Jennifer Moore, chairperson of the Amherst County’s board of supervisors, attended elementary school in the building and said she is excited for its comeback.
“There are countless memories from the community about what has happened at the location here,” Moore said.
She said when she first joined the board in January 2017 the county’s options were demolishing the building for half a million dollars or taking a chance on a developer, describing the choice as a leap of faith.
“In my mind, saving the historical building, increasing housing options for the community, it was the right decision,” Moore said of the county supporting the project. “I’ve gotten to see life grow back into the walls, the grounds here. It has been a complete transformation. I think about the potential memories for the people to come.”
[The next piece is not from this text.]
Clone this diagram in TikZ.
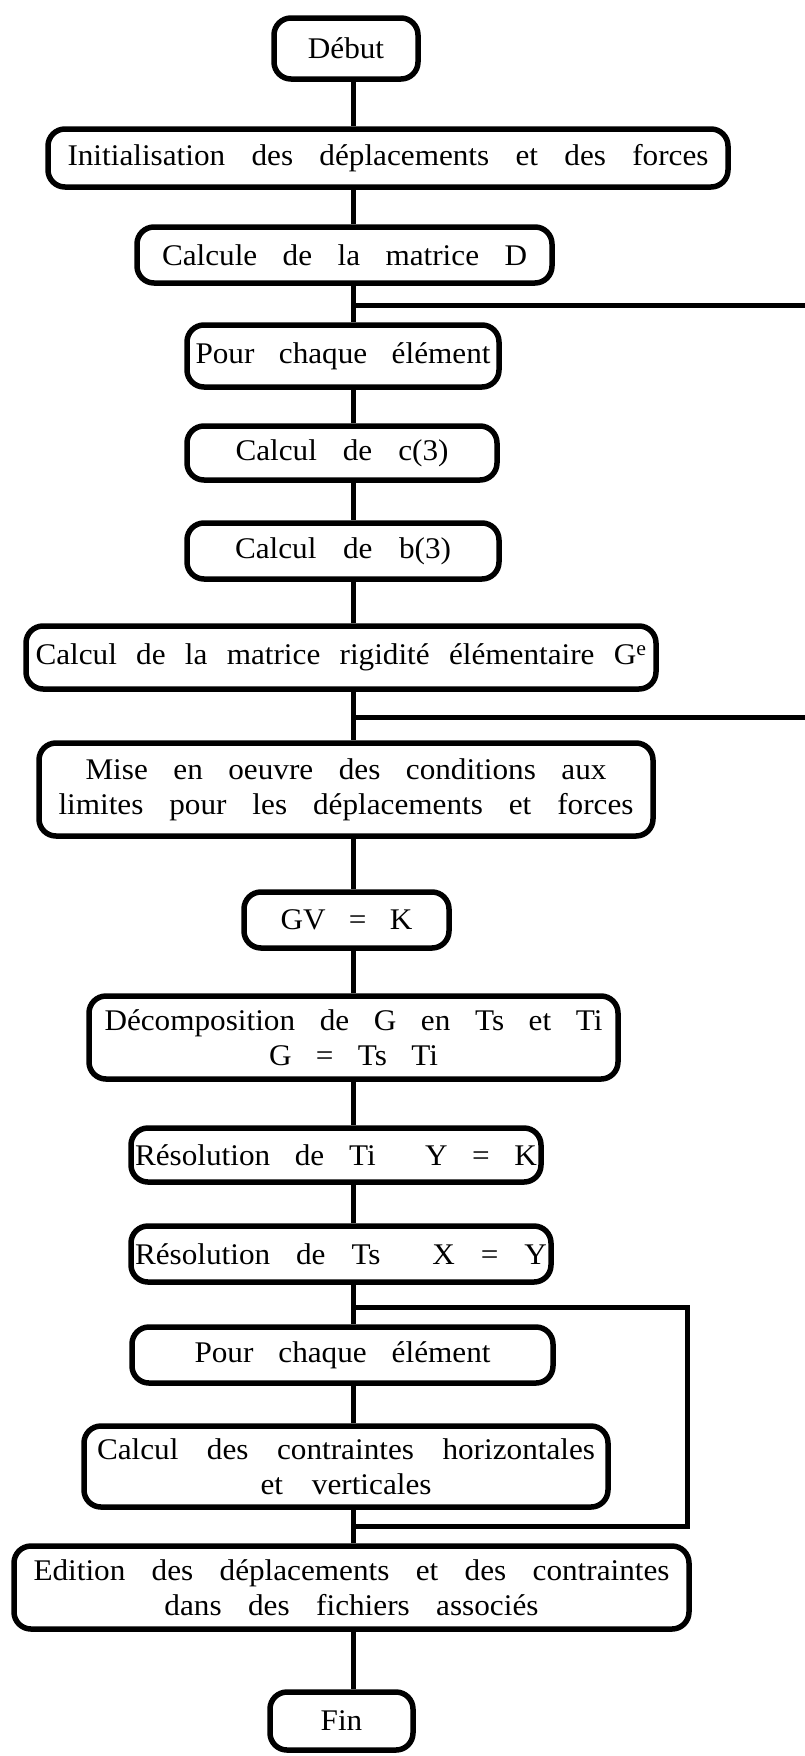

Moore said new water lines also recently have been put into the neighborhood and the future dog park is an attraction that will draw more people to Madison Heights.
Calvin Kennon, of the Amherst EDA, said prior to Waukeshaw’s involvement the site was studied and prospects for future used seemed hopeless.
“It’s great to see this building come back to life,” Kennon said.
He complimented Waukeshaw and McCormack for seeing the project through.
“I think his work speaks for itself. He’s done it over and over again,” Kennon said. “Instead of having a hopeless situation, we’re going to have a place for families and a place to grow. It’s going to bring jobs, it’s going to bring economic growth to an area that needs it.”
The project is $7 million, according to the company’s website. Waukeshaw also purchased Winton Country Club from the county in early 2019 and operates it as Winton Farm.
The company in 2017 also purchased the former Amherst Milling Co., a historic mill on Union Hill Road in the town of Amherst, and is redeveloping it into a brewery and restaurant called Camp Trapezium. McCormack said the opening of the restored mill is planned for this summer.
County Administrator Dean Rodgers described Waukeshaw as an excellent development partner for the county. The Westie is a first step to bringing a renaissance to Madison Heights, he said.
“The Westie will be a strong tax revenue generator and the fact that we were able to preserve the building is so meaningful to this community,” Rodgers said. “This truly is a win-win.”